- [Task to complete] Omit every picture, then give all the entries again exactly.
-------------------------
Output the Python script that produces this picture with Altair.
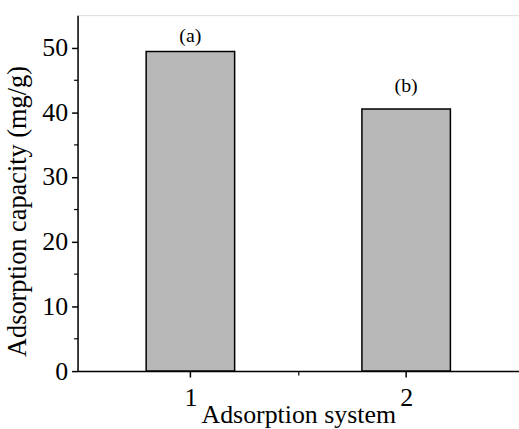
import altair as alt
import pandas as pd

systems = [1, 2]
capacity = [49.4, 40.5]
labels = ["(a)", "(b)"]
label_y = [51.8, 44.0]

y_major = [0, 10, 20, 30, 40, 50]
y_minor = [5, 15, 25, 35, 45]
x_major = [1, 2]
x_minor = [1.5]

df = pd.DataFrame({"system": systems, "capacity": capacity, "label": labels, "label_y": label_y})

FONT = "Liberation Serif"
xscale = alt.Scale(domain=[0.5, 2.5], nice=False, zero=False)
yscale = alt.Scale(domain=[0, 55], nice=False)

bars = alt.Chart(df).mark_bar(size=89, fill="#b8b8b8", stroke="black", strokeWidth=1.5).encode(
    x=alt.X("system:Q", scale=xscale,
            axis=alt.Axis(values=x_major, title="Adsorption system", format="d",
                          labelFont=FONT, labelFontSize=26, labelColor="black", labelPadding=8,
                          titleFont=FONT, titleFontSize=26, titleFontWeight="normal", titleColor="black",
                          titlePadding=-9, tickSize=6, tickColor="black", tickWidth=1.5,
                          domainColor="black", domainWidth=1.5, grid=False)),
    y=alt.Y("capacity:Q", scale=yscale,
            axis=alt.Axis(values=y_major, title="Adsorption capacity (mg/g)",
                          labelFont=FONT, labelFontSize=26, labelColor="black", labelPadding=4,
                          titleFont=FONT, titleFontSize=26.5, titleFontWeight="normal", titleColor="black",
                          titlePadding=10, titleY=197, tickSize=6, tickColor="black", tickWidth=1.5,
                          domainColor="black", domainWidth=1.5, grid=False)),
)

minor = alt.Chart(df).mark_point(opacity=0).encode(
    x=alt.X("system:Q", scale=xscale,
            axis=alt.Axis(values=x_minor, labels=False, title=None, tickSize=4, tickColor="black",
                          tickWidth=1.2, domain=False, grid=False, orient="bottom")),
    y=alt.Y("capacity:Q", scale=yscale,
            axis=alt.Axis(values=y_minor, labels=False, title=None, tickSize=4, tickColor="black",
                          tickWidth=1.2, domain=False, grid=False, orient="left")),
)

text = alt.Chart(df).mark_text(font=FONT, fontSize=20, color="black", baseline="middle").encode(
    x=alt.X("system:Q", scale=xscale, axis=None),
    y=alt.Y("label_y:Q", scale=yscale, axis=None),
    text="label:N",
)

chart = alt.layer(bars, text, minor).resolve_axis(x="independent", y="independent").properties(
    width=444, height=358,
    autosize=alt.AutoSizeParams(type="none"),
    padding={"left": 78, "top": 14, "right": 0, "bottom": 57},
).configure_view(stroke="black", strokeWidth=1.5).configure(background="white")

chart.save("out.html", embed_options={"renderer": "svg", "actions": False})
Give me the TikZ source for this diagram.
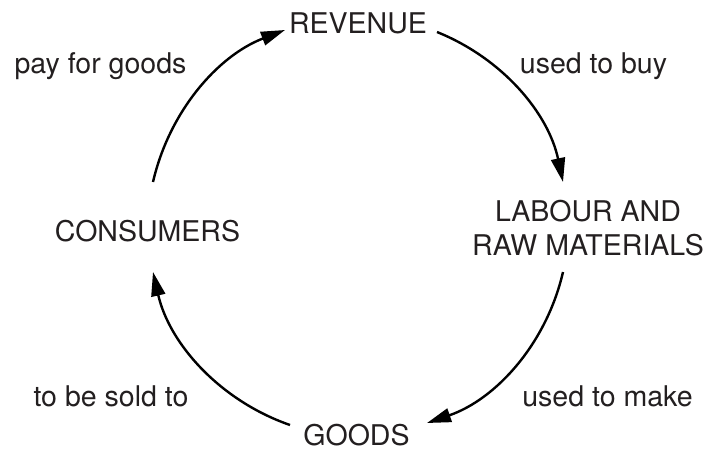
-------------------------
- [Exercise output]
Output the Python script that produces this picture with Altair.
import altair as alt
import pandas as pd

systems = [1, 2]
capacity = [49.4, 40.5]
labels = ["(a)", "(b)"]
label_y = [51.8, 44.0]

y_major = [0, 10, 20, 30, 40, 50]
y_minor = [5, 15, 25, 35, 45]
x_major = [1, 2]
x_minor = [1.5]

df = pd.DataFrame({"system": systems, "capacity": capacity, "label": labels, "label_y": label_y})

FONT = "Liberation Serif"
xscale = alt.Scale(domain=[0.5, 2.5], nice=False, zero=False)
yscale = alt.Scale(domain=[0, 55], nice=False)

bars = alt.Chart(df).mark_bar(size=89, fill="#b8b8b8", stroke="black", strokeWidth=1.5).encode(
    x=alt.X("system:Q", scale=xscale,
            axis=alt.Axis(values=x_major, title="Adsorption system", format="d",
                          labelFont=FONT, labelFontSize=26, labelColor="black", labelPadding=8,
                          titleFont=FONT, titleFontSize=26, titleFontWeight="normal", titleColor="black",
                          titlePadding=-9, tickSize=6, tickColor="black", tickWidth=1.5,
                          domainColor="black", domainWidth=1.5, grid=False)),
    y=alt.Y("capacity:Q", scale=yscale,
            axis=alt.Axis(values=y_major, title="Adsorption capacity (mg/g)",
                          labelFont=FONT, labelFontSize=26, labelColor="black", labelPadding=4,
                          titleFont=FONT, titleFontSize=26.5, titleFontWeight="normal", titleColor="black",
                          titlePadding=10, titleY=197, tickSize=6, tickColor="black", tickWidth=1.5,
                          domainColor="black", domainWidth=1.5, grid=False)),
)

minor = alt.Chart(df).mark_point(opacity=0).encode(
    x=alt.X("system:Q", scale=xscale,
            axis=alt.Axis(values=x_minor, labels=False, title=None, tickSize=4, tickColor="black",
                          tickWidth=1.2, domain=False, grid=False, orient="bottom")),
    y=alt.Y("capacity:Q", scale=yscale,
            axis=alt.Axis(values=y_minor, labels=False, title=None, tickSize=4, tickColor="black",
                          tickWidth=1.2, domain=False, grid=False, orient="left")),
)

text = alt.Chart(df).mark_text(font=FONT, fontSize=20, color="black", baseline="middle").encode(
    x=alt.X("system:Q", scale=xscale, axis=None),
    y=alt.Y("label_y:Q", scale=yscale, axis=None),
    text="label:N",
)

chart = alt.layer(bars, text, minor).resolve_axis(x="independent", y="independent").properties(
    width=444, height=358,
    autosize=alt.AutoSizeParams(type="none"),
    padding={"left": 78, "top": 14, "right": 0, "bottom": 57},
).configure_view(stroke="black", strokeWidth=1.5).configure(background="white")

chart.save("out.html", embed_options={"renderer": "svg", "actions": False})
Give me the TikZ source for this diagram.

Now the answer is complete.